Dear student of 2033,
How are you? I hope that wherever you are in the world, they’ve cured AIDS, the Middle East is peaceful, and they’ve finally invented those hoverboards from Back To The Future 2.
I’m writing because by now you probably know me as a groundbreaking thinker in the field of Higher Education Studies but today, 17 March 2014, I am but a lowly PhD student trying to chart my course through the choppy sea of academic research.
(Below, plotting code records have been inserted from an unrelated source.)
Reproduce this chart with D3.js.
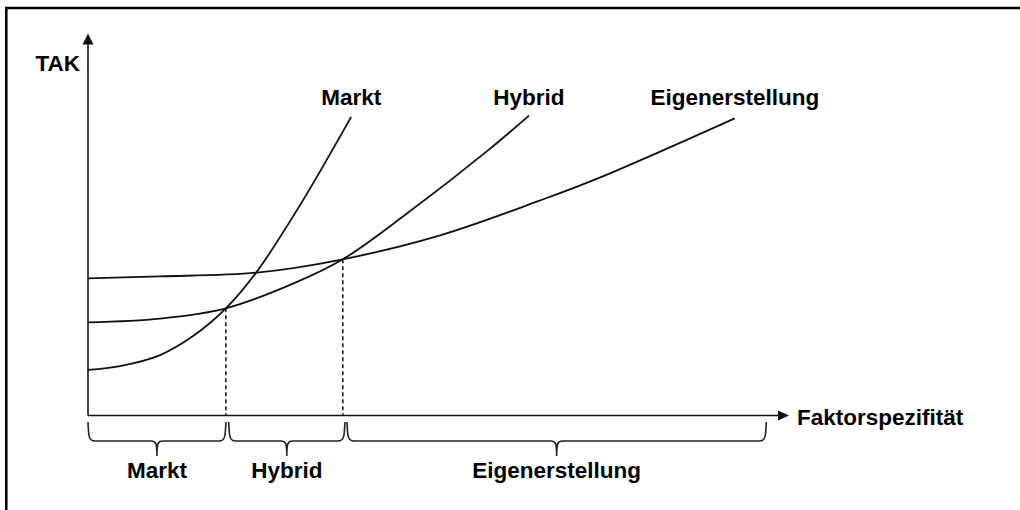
<!DOCTYPE html>
<html><head><meta charset="utf-8">
<script src="https://cdn.jsdelivr.net/npm/d3@7"></script>
<style>html,body{margin:0;padding:0;background:#fff}svg{display:block}</style>
</head><body>
<script>
// Data (abstract units: x = Faktorspezifität 0..100, y = TAK 0..100)
const marktX = [0, 4.57, 10.3, 15.0, 19.7, 24.1, 30.3, 37.6];
const marktY = [12.0, 13.0, 15.9, 20.9, 28.2, 37.8, 55.4, 78.6];
const hybridX = [0, 10.3, 19.7, 29.3, 36.4, 45.6, 57.1, 63.0];
const hybridY = [24.5, 25.5, 28.2, 34.7, 41.1, 53.2, 69.7, 78.9];
const eigenX = [0, 10.3, 24.1, 36.4, 50.3, 64.6, 73.1, 92.4];
const eigenY = [36.1, 36.6, 37.6, 41.1, 47.4, 56.6, 62.6, 78.2];
const seriesNames = ["Markt", "Hybrid", "Eigenerstellung"];
const crossX = [19.7, 36.4];          // intersections Markt/Hybrid, Hybrid/Eigen
const crossY = [28.2, 41.1];
const regionNames = ["Markt", "Hybrid", "Eigenerstellung"];
const regionBounds = [[0, 19.7], [20.1, 36.7], [37.0, 96.9]];
const axisLabelY = "TAK";
const axisLabelX = "Faktorspezifität";

const W = 1020, H = 510;
const svg = d3.select("body").append("svg").attr("width", W).attr("height", H);
const x = d3.scaleLinear().domain([0, 100]).range([88, 788]);
const y = d3.scaleLinear().domain([0, 100]).range([415.5, 35.5]);
const ink = "#111";
const font = "'Liberation Sans', Arial, Helvetica, sans-serif";
const fs = 22.5;

// frame (top and left edges)
svg.append("line").attr("x1", 5).attr("x2", W).attr("y1", 8).attr("y2", 8)
  .attr("stroke", "#000").attr("stroke-width", 2.5);
svg.append("line").attr("x1", 6.3).attr("x2", 6.3).attr("y1", 7).attr("y2", H)
  .attr("stroke", "#000").attr("stroke-width", 2.5);

// axes
svg.append("line").attr("x1", x(0)).attr("x2", x(0)).attr("y1", y(0)).attr("y2", y(100) + 8)
  .attr("stroke", ink).attr("stroke-width", 1.6);
svg.append("line").attr("x1", x(0)).attr("x2", x(100) - 8).attr("y1", y(0)).attr("y2", y(0))
  .attr("stroke", ink).attr("stroke-width", 1.6);
svg.append("path")
  .attr("d", `M${x(0)},${y(100) - 2} L${x(0) - 5.5},${y(100) + 9} L${x(0) + 5.5},${y(100) + 9} Z`)
  .attr("fill", ink);
svg.append("path")
  .attr("d", `M${x(100) + 1},${y(0)} L${x(100) - 10},${y(0) - 5} L${x(100) - 10},${y(0) + 5} Z`)
  .attr("fill", ink);

// curves
const line = d3.line().x(d => x(d[0])).y(d => y(d[1])).curve(d3.curveCatmullRom.alpha(0.5));
const series = [
  d3.zip(marktX, marktY),
  d3.zip(hybridX, hybridY),
  d3.zip(eigenX, eigenY)
];
svg.selectAll("path.curve").data(series).join("path")
  .attr("class", "curve").attr("d", line)
  .attr("fill", "none").attr("stroke", ink).attr("stroke-width", 1.8);

// dashed drop lines
svg.selectAll("line.drop").data(d3.zip(crossX, crossY)).join("line")
  .attr("class", "drop")
  .attr("x1", d => x(d[0])).attr("x2", d => x(d[0]))
  .attr("y1", d => y(d[1])).attr("y2", y(0))
  .attr("stroke", ink).attr("stroke-width", 1.5).attr("stroke-dasharray", "4,3");

// curve labels
const labelPos = [[37.6, 105], [63.0, 105], [92.4, 105]];
svg.selectAll("text.slab").data(seriesNames).join("text")
  .attr("class", "slab")
  .attr("x", (d, i) => x(labelPos[i][0]))
  .attr("y", (d, i) => labelPos[i][1])
  .attr("text-anchor", "middle")
  .attr("font-family", font).attr("font-weight", "bold").attr("font-size", fs)
  .attr("fill", "#000").text(d => d);

// axis labels
svg.append("text").attr("x", x(0) - 8).attr("y", 71).attr("text-anchor", "end")
  .attr("font-family", font).attr("font-weight", "bold").attr("font-size", fs)
  .attr("fill", "#000").text(axisLabelY);
svg.append("text").attr("x", x(100) + 9).attr("y", 425)
  .attr("font-family", font).attr("font-weight", "bold").attr("font-size", fs)
  .attr("fill", "#000").text(axisLabelX);

// braces
const yt = 422, yh = 441, yb = 456;
function brace(a, b) {
  const x0 = x(a), x1 = x(b), m = (x0 + x1) / 2;
  return `M${x0},${yt} C${x0 + 0.5},${yh - 4} ${x0 + 1},${yh} ${x0 + 7},${yh}` +
    ` L${m - 6},${yh} C${m - 1},${yh} ${m},${yh + 2} ${m},${yb}` +
    ` C${m},${yh + 2} ${m + 1},${yh} ${m + 6},${yh}` +
    ` L${x1 - 7},${yh} C${x1 - 1},${yh} ${x1 - 0.5},${yh - 4} ${x1},${yt}`;
}
svg.selectAll("path.brace").data(regionBounds).join("path")
  .attr("class", "brace").attr("d", d => brace(d[0], d[1]))
  .attr("fill", "none").attr("stroke", "#222").attr("stroke-width", 1.6);

svg.selectAll("text.rlab").data(regionNames).join("text")
  .attr("class", "rlab")
  .attr("x", (d, i) => (x(regionBounds[i][0]) + x(regionBounds[i][1])) / 2)
  .attr("y", 478)
  .attr("text-anchor", "middle")
  .attr("font-family", font).attr("font-weight", "bold").attr("font-size", fs)
  .attr("fill", "#000").text(d => d);
</script>
</body></html>
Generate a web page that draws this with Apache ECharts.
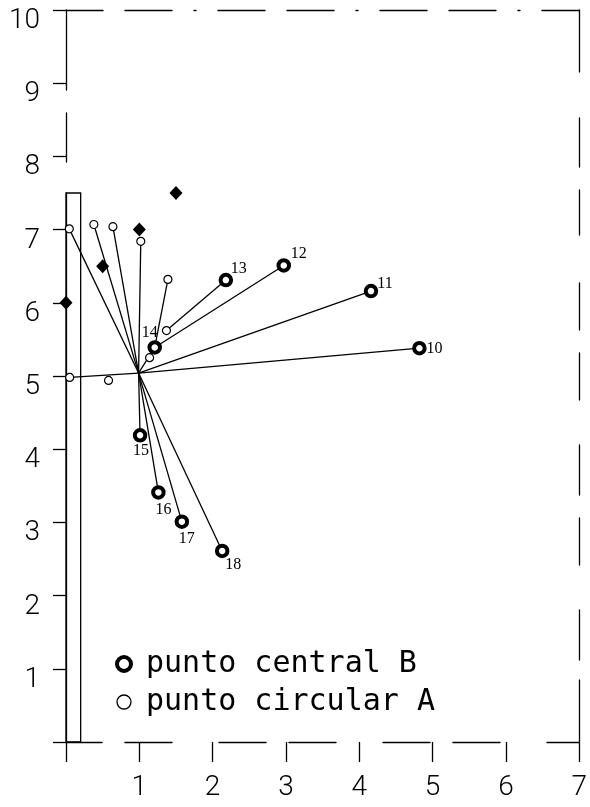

I am writing to you to promise that no matter how smart I get, no matter the brilliant knowledge I create, no matter whether I’m a Master or a Doctor or a Professor, I will always write in way that you can understand. I will not subject you to the experience I had this morning, of opening a key text and, on the first few pages, encountering the following words:
predicates… reification… ineradicable… adduced… vexacious… subsumption…unreduced… heuristic… verifactory… incommensurability… hors textuelle…multifarious…corrigibly
Please know, dear student, that I am no dummy. The librarian in primary school thought I was a child genius because I read all the Dr Doolittle books in grade 2. I can “big word” it up with the best of them and I will, eventually, conquer the words above.
But know too that my many years of studying and teaching have taught me that the finest wordsmiths are those who can say what they need to say clearly and simply. They’re the ones who really impress me, making concepts come alive and helping me access new worlds of knowledge.
So before I let you return to your 3D hyper-virtual classroom (and I return to a world where it’s still possible to lose an aeroplane) let me once again pledge to keep my academic writing crisp and clear for the sake of you, my future reader.